Parliamentary elections were held in Burkina Faso on 24 May 1992. They were the first parliamentary elections held in the country since 1978, and the first to be held under the 1991 constitution. The result was a victory for the Organization for Popular Democracy – Labour Movement, which won 78 of the 107 seats in the National Assembly.

==Background==
In 1991 President Blaise Compaoré had allowed some openings towards a multi-party system, various political parties (many of them in alliance with the President's Organization for Popular Democracy - Labour Movement, ODP-MT) were established. But opposition parties were not satisfied with the pace of reforms. They called on the formation a sovereign national conference, which would govern the country until the holding of elections. Compaoré refused to bow to this demand, and presidential elections were held in December (boycotted by the opposition, and held amid violent protests). The elections had initially been called for 9 January 1991, but were postponed until 1992.

==Campaign==
Between January and May 1992 the Coordination of Democratic Forces opposition coalition fell apart, with many of its constituents deciding to contest the elections. A total of 27 political parties eventually registered to compete in the elections, although only four had candidates in all provinces.

==Conduct==
According to international observers the elections were largely free and fair, whereas opposition parties claimed that there had been massive fraud.

Voter turnout was 33.8%, higher than the 25% participation in the presidential elections in 1991.

==Results==

The overwhelming majority of the elected MPs, 101 out of 107, were male.

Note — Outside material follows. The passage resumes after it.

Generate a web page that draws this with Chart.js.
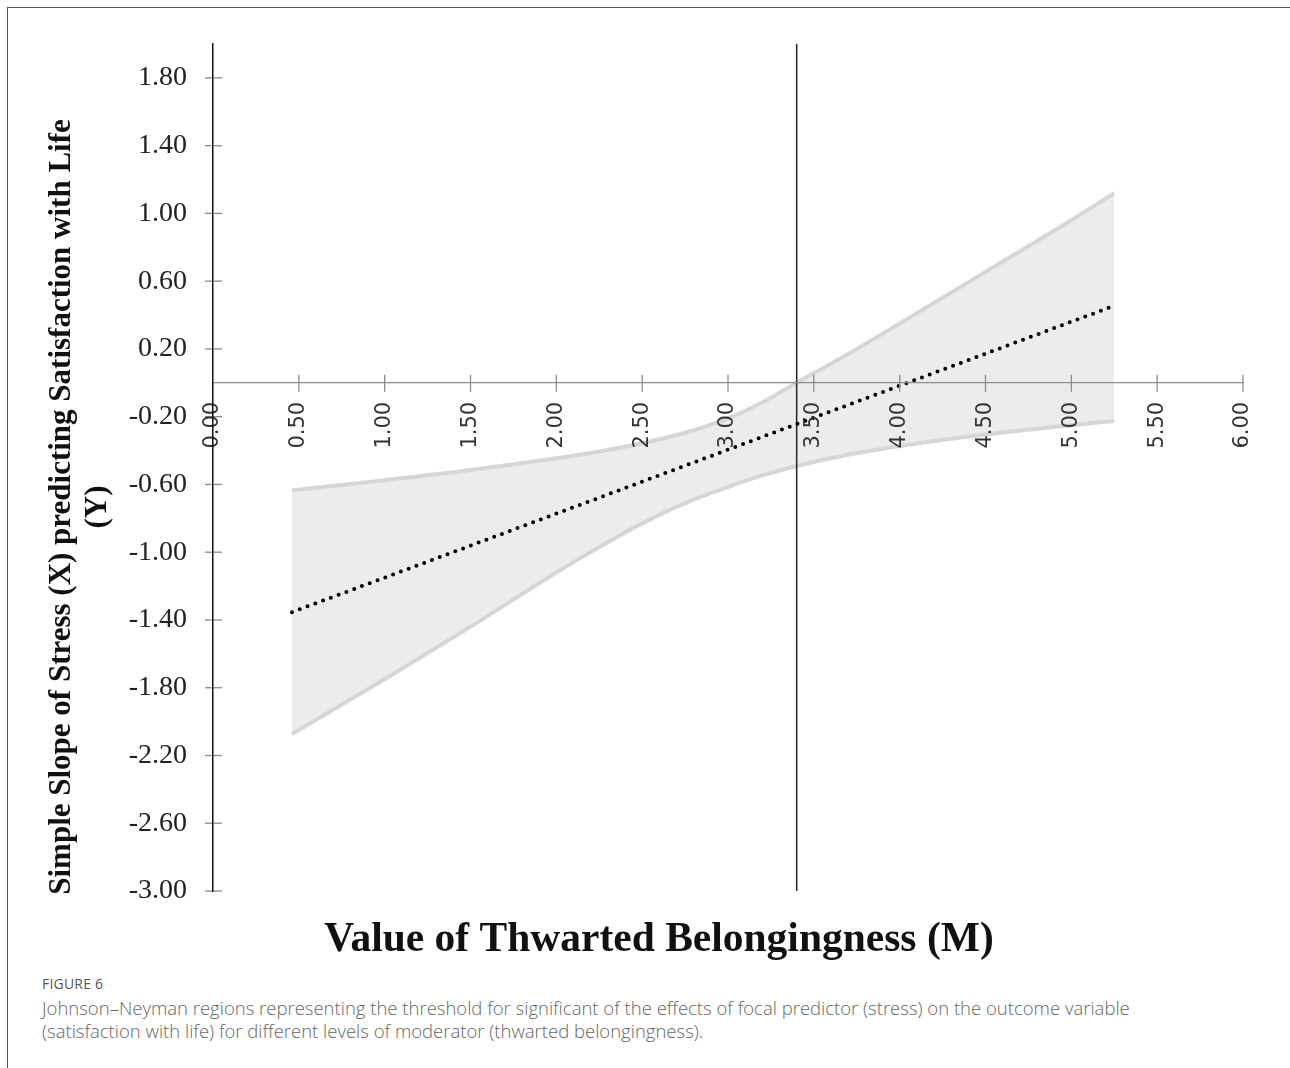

The new parliament had 17 teachers/school inspectors, 12 executives, 12 professors, 12 engineers, 5 physicians, 5 jurists, 5 economists and 5 businessmen, whilst the remaining 34 MPs belonged to other professional categories.

| Party |  | Votes | % | Seats |
|  | Organization for Popular Democracy – Labour Movement | 590,808 | 48.46 | 78 |
|  | National Convention of Progressive Patriots–Social Democratic Party | 146,530 | 12.02 | 12 |
|  | African Democratic Rally | 138,168 | 11.33 | 6 |
|  | Alliance for Democracy and Federation | 105,950 | 8.69 | 4 |
|  | African Independence Party | 50,418 | 4.14 | 2 |
|  | Burkinabé Socialist Bloc | 28,667 | 2.35 | 0 |
|  | Group of Patriotic Democrats | 22,820 | 1.87 | 0 |
|  | Movement for Tolerance and Progress | 22,050 | 1.81 | 0 |
|  | Burkinabé Socialist Party |  |  | 1 |
|  | Movement of Progressive Democrats |  |  | 1 |
|  | Movement for Socialist Democracy |  |  | 1 |
|  | Rally of Social-Democrat Independents |  |  | 1 |
|  | Union of Social Democrats |  |  | 1 |
|  | New Social Democracy |  |  | 0 |
|  | Union of Greens for the Development of Burkina |  |  | 0 |
| Total |  |  |  | 107 |
| Valid votes |  | 1,219,145 | 96.75 |  |
| Invalid/blank votes |  | 40,962 | 3.25 |  |
| Total votes |  | 1,260,107 | 100.00 |  |
| Registered voters/turnout |  | 3,727,843 | 33.80 |  |
Source: Nohlen et al.

==Aftermath==
Following the elections, Youssouf Ouedraogo of ODP-MT became Prime Minister of the country. On June 20, 1992, a new seven-member cabinet was presented to the public.